**Task to carry out**. Leave the pictures out and print every record below exactly as it stands.

**Records to use**.
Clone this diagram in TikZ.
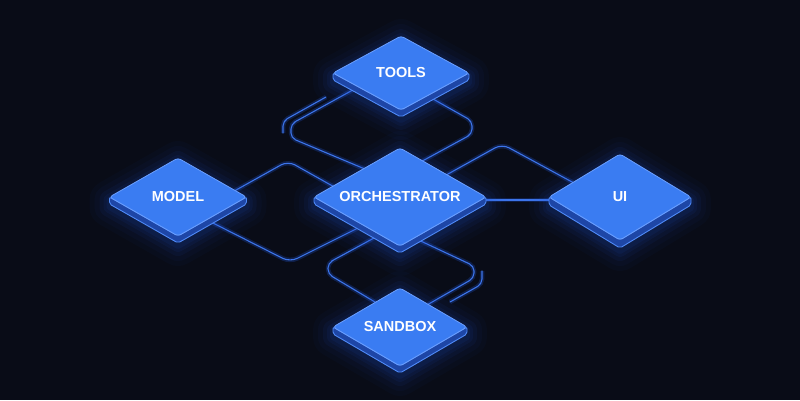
\documentclass[tikz,border=0pt]{standalone}
\usepackage{fontspec}
\setmainfont{Liberation Sans}
\usetikzlibrary{shapes.geometric,calc}
\pgfdeclarelayer{conn}\pgfdeclarelayer{glow}\pgfdeclarelayer{side}
\pgfsetlayers{conn,glow,side,main}
\definecolor{bgc}{HTML}{090C17}
\definecolor{facec}{HTML}{3A7CF2}
\definecolor{faceedge}{HTML}{6A9FFF}
\definecolor{sidec}{HTML}{1E46A6}
\definecolor{sideedge}{HTML}{4F8AF8}
\definecolor{wirec}{HTML}{3C74EA}
\definecolor{glowc}{HTML}{2458E0}
\tikzset{
  dia/.style={diamond, shape aspect=1.8, inner sep=0pt, outer sep=0pt,
    fill=facec, draw=faceedge, line width=0.8pt, rounded corners=3pt,
    text=white, font=\bfseries\fontsize{14.5}{16}\selectfont},
  wire/.style={draw=wirec, line width=1.1pt, rounded corners=8pt, line cap=round,
    preaction={draw=glowc, line width=4.5pt, opacity=0.25}},
  tightwire/.style={wire, rounded corners=5pt}
}
\newcommand\isobox[2]{%
  \begin{pgfonlayer}{glow}
    \foreach \w/\o in {40/0.03,30/0.04,20/0.06,12/0.07,6/0.08}{
      \draw[glowc, line width=\w pt, opacity=\o, line join=round]
        ($(#1.west)+(0,3)$) -- ($(#1.north)+(0,3)$) -- ($(#1.east)+(0,3)$) -- ($(#1.east)+(0,#2+3)$)
        -- ($(#1.south)+(0,#2+3)$) -- ($(#1.west)+(0,#2+3)$) -- cycle;}
  \end{pgfonlayer}
  \begin{pgfonlayer}{side}
    \filldraw[fill=sidec, draw=sideedge, line width=0.9pt, rounded corners=2pt]
      (#1.west) -- (#1.south) -- (#1.east) -- ($(#1.east)+(0,#2)$)
      -- ($(#1.south)+(0,#2)$) -- ($(#1.west)+(0,#2)$) -- cycle;
  \end{pgfonlayer}}
\begin{document}
\begin{tikzpicture}[x=1pt,y=-1pt]
\begin{pgfonlayer}{conn}
  \fill[bgc] (0,0) rectangle (800,400);
\end{pgfonlayer}
\useasboundingbox (0,0) rectangle (800,400);

\node[dia, minimum width=136pt, minimum height=74pt] (tools) at (401,73) {TOOLS};
\node[dia, minimum width=137pt, minimum height=78pt] (model) at (178,197) {MODEL};
\node[dia, minimum width=172pt, minimum height=98pt] (orch) at (400,197) {ORCHESTRATOR};
\node[dia, minimum width=142pt, minimum height=86pt] (ui) at (620,197) {UI};
\node[dia, minimum width=134pt, minimum height=78pt] (sandbox) at (400,327) {SANDBOX};

\isobox{tools}{7}
\isobox{model}{7}
\isobox{orch}{7}
\isobox{ui}{8}
\isobox{sandbox}{7}

\coordinate (hookA1) at (283,133);
\coordinate (hookA2) at (326,97);
\coordinate (hookB1) at (482,271);
\coordinate (hookB2) at (450,302);

\begin{pgfonlayer}{conn}
  % TOOLS - ORCHESTRATOR
  \draw[tightwire] (tools.center) -- (380,75) -- (291,124) -- (291,138) -- (372,172) -- (orch.center);
  \draw[tightwire] (tools.center) -- (410,86) -- (472,121) -- (472,134) -- (415,165) -- (orch.center);
  \draw[tightwire] (hookA1) -- (283,121) -- (hookA2);
  % MODEL - ORCHESTRATOR
  \draw[wire] (model.center) -- (220,199) -- (288,161) -- (345,193) -- (orch.center);
  \draw[wire] (model.center) -- (205,219) -- (290,262) -- (370,222) -- (orch.center);
  % ORCHESTRATOR - SANDBOX
  \draw[tightwire] (orch.center) -- (385,232) -- (328,263) -- (328,274) -- (385,308) -- (sandbox.center);
  \draw[tightwire] (orch.center) -- (410,236) -- (474,266) -- (474,278) -- (420,309) -- (sandbox.center);
  \draw[tightwire] (hookB1) -- (482,284) -- (hookB2);
  % ORCHESTRATOR - UI
  \draw[wire] ($(orch.center)+(0,3)$) -- ($(ui.center)+(0,3)$);
  \draw[wire] (orch.center) -- (430,184) -- (502,144) -- (585,189) -- (ui.center);
\end{pgfonlayer}
\end{tikzpicture}
\end{document}
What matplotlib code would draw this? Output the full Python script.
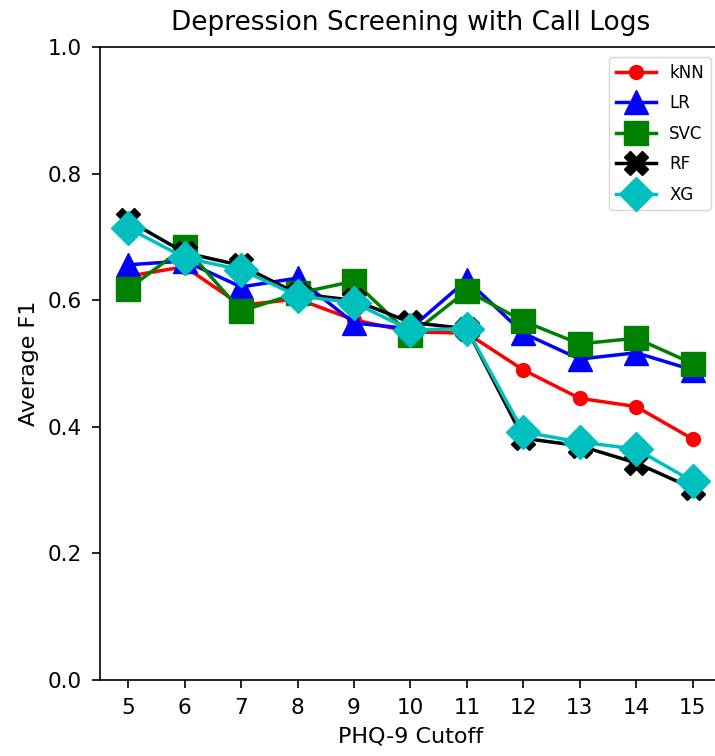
import matplotlib
matplotlib.use("Agg")
import matplotlib.pyplot as plt

cutoffs = [5, 6, 7, 8, 9, 10, 11, 12, 13, 14, 15]
knn = [0.638, 0.653, 0.592, 0.602, 0.569, 0.55, 0.548, 0.49, 0.445, 0.432, 0.381]
lr = [0.656, 0.662, 0.621, 0.635, 0.564, 0.555, 0.632, 0.548, 0.507, 0.517, 0.49]
svc = [0.618, 0.684, 0.583, 0.611, 0.63, 0.545, 0.615, 0.567, 0.531, 0.54, 0.50]
rf = [0.726, 0.675, 0.655, 0.61, 0.6, 0.565, 0.555, 0.382, 0.37, 0.343, 0.303]
xg = [0.714, 0.667, 0.648, 0.607, 0.596, 0.553, 0.555, 0.392, 0.376, 0.365, 0.314]

fig = plt.figure(figsize=(7.15, 7.56), dpi=100)
ax = fig.add_axes([0.14, 0.1005, 0.868, 0.8373])

ax.plot(cutoffs, knn, "r-o", lw=2.5, ms=10, label="kNN")
ax.plot(cutoffs, lr, "b-^", lw=2.5, ms=17, label="LR")
ax.plot(cutoffs, svc, "g-s", lw=2.5, ms=17, label="SVC")
ax.plot(cutoffs, rf, "k-X", lw=2.5, ms=17, label="RF")
ax.plot(cutoffs, xg, "c-D", lw=2.5, ms=17, label="XG")

ax.set_ylim(0, 1.0)
ax.set_xticks(cutoffs)
ax.tick_params(labelsize=15.5, length=6, width=1.2, pad=7)
for s in ax.spines.values():
    s.set_linewidth(1.2)

ax.set_title("Depression Screening with Call Logs", fontsize=19, pad=12)
ax.set_xlabel("PHQ-9 Cutoff", fontsize=16, labelpad=6)
ax.set_ylabel("Average F1", fontsize=16, labelpad=6)
ax.legend(loc="upper right", fontsize=12, labelspacing=0.75, handlelength=2.4,
          borderaxespad=0.6)

fig.savefig("out.png", dpi=100)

**Solution**.
Clone this diagram in TikZ.
\documentclass[tikz,border=0pt]{standalone}
\usepackage{fontspec}
\setmainfont{Liberation Sans}
\usetikzlibrary{shapes.geometric,calc}
\pgfdeclarelayer{conn}\pgfdeclarelayer{glow}\pgfdeclarelayer{side}
\pgfsetlayers{conn,glow,side,main}
\definecolor{bgc}{HTML}{090C17}
\definecolor{facec}{HTML}{3A7CF2}
\definecolor{faceedge}{HTML}{6A9FFF}
\definecolor{sidec}{HTML}{1E46A6}
\definecolor{sideedge}{HTML}{4F8AF8}
\definecolor{wirec}{HTML}{3C74EA}
\definecolor{glowc}{HTML}{2458E0}
\tikzset{
  dia/.style={diamond, shape aspect=1.8, inner sep=0pt, outer sep=0pt,
    fill=facec, draw=faceedge, line width=0.8pt, rounded corners=3pt,
    text=white, font=\bfseries\fontsize{14.5}{16}\selectfont},
  wire/.style={draw=wirec, line width=1.1pt, rounded corners=8pt, line cap=round,
    preaction={draw=glowc, line width=4.5pt, opacity=0.25}},
  tightwire/.style={wire, rounded corners=5pt}
}
\newcommand\isobox[2]{%
  \begin{pgfonlayer}{glow}
    \foreach \w/\o in {40/0.03,30/0.04,20/0.06,12/0.07,6/0.08}{
      \draw[glowc, line width=\w pt, opacity=\o, line join=round]
        ($(#1.west)+(0,3)$) -- ($(#1.north)+(0,3)$) -- ($(#1.east)+(0,3)$) -- ($(#1.east)+(0,#2+3)$)
        -- ($(#1.south)+(0,#2+3)$) -- ($(#1.west)+(0,#2+3)$) -- cycle;}
  \end{pgfonlayer}
  \begin{pgfonlayer}{side}
    \filldraw[fill=sidec, draw=sideedge, line width=0.9pt, rounded corners=2pt]
      (#1.west) -- (#1.south) -- (#1.east) -- ($(#1.east)+(0,#2)$)
      -- ($(#1.south)+(0,#2)$) -- ($(#1.west)+(0,#2)$) -- cycle;
  \end{pgfonlayer}}
\begin{document}
\begin{tikzpicture}[x=1pt,y=-1pt]
\begin{pgfonlayer}{conn}
  \fill[bgc] (0,0) rectangle (800,400);
\end{pgfonlayer}
\useasboundingbox (0,0) rectangle (800,400);

\node[dia, minimum width=136pt, minimum height=74pt] (tools) at (401,73) {TOOLS};
\node[dia, minimum width=137pt, minimum height=78pt] (model) at (178,197) {MODEL};
\node[dia, minimum width=172pt, minimum height=98pt] (orch) at (400,197) {ORCHESTRATOR};
\node[dia, minimum width=142pt, minimum height=86pt] (ui) at (620,197) {UI};
\node[dia, minimum width=134pt, minimum height=78pt] (sandbox) at (400,327) {SANDBOX};

\isobox{tools}{7}
\isobox{model}{7}
\isobox{orch}{7}
\isobox{ui}{8}
\isobox{sandbox}{7}

\coordinate (hookA1) at (283,133);
\coordinate (hookA2) at (326,97);
\coordinate (hookB1) at (482,271);
\coordinate (hookB2) at (450,302);

\begin{pgfonlayer}{conn}
  % TOOLS - ORCHESTRATOR
  \draw[tightwire] (tools.center) -- (380,75) -- (291,124) -- (291,138) -- (372,172) -- (orch.center);
  \draw[tightwire] (tools.center) -- (410,86) -- (472,121) -- (472,134) -- (415,165) -- (orch.center);
  \draw[tightwire] (hookA1) -- (283,121) -- (hookA2);
  % MODEL - ORCHESTRATOR
  \draw[wire] (model.center) -- (220,199) -- (288,161) -- (345,193) -- (orch.center);
  \draw[wire] (model.center) -- (205,219) -- (290,262) -- (370,222) -- (orch.center);
  % ORCHESTRATOR - SANDBOX
  \draw[tightwire] (orch.center) -- (385,232) -- (328,263) -- (328,274) -- (385,308) -- (sandbox.center);
  \draw[tightwire] (orch.center) -- (410,236) -- (474,266) -- (474,278) -- (420,309) -- (sandbox.center);
  \draw[tightwire] (hookB1) -- (482,284) -- (hookB2);
  % ORCHESTRATOR - UI
  \draw[wire] ($(orch.center)+(0,3)$) -- ($(ui.center)+(0,3)$);
  \draw[wire] (orch.center) -- (430,184) -- (502,144) -- (585,189) -- (ui.center);
\end{pgfonlayer}
\end{tikzpicture}
\end{document}
What matplotlib code would draw this? Output the full Python script.
import matplotlib
matplotlib.use("Agg")
import matplotlib.pyplot as plt

cutoffs = [5, 6, 7, 8, 9, 10, 11, 12, 13, 14, 15]
knn = [0.638, 0.653, 0.592, 0.602, 0.569, 0.55, 0.548, 0.49, 0.445, 0.432, 0.381]
lr = [0.656, 0.662, 0.621, 0.635, 0.564, 0.555, 0.632, 0.548, 0.507, 0.517, 0.49]
svc = [0.618, 0.684, 0.583, 0.611, 0.63, 0.545, 0.615, 0.567, 0.531, 0.54, 0.50]
rf = [0.726, 0.675, 0.655, 0.61, 0.6, 0.565, 0.555, 0.382, 0.37, 0.343, 0.303]
xg = [0.714, 0.667, 0.648, 0.607, 0.596, 0.553, 0.555, 0.392, 0.376, 0.365, 0.314]

fig = plt.figure(figsize=(7.15, 7.56), dpi=100)
ax = fig.add_axes([0.14, 0.1005, 0.868, 0.8373])

ax.plot(cutoffs, knn, "r-o", lw=2.5, ms=10, label="kNN")
ax.plot(cutoffs, lr, "b-^", lw=2.5, ms=17, label="LR")
ax.plot(cutoffs, svc, "g-s", lw=2.5, ms=17, label="SVC")
ax.plot(cutoffs, rf, "k-X", lw=2.5, ms=17, label="RF")
ax.plot(cutoffs, xg, "c-D", lw=2.5, ms=17, label="XG")

ax.set_ylim(0, 1.0)
ax.set_xticks(cutoffs)
ax.tick_params(labelsize=15.5, length=6, width=1.2, pad=7)
for s in ax.spines.values():
    s.set_linewidth(1.2)

ax.set_title("Depression Screening with Call Logs", fontsize=19, pad=12)
ax.set_xlabel("PHQ-9 Cutoff", fontsize=16, labelpad=6)
ax.set_ylabel("Average F1", fontsize=16, labelpad=6)
ax.legend(loc="upper right", fontsize=12, labelspacing=0.75, handlelength=2.4,
          borderaxespad=0.6)

fig.savefig("out.png", dpi=100)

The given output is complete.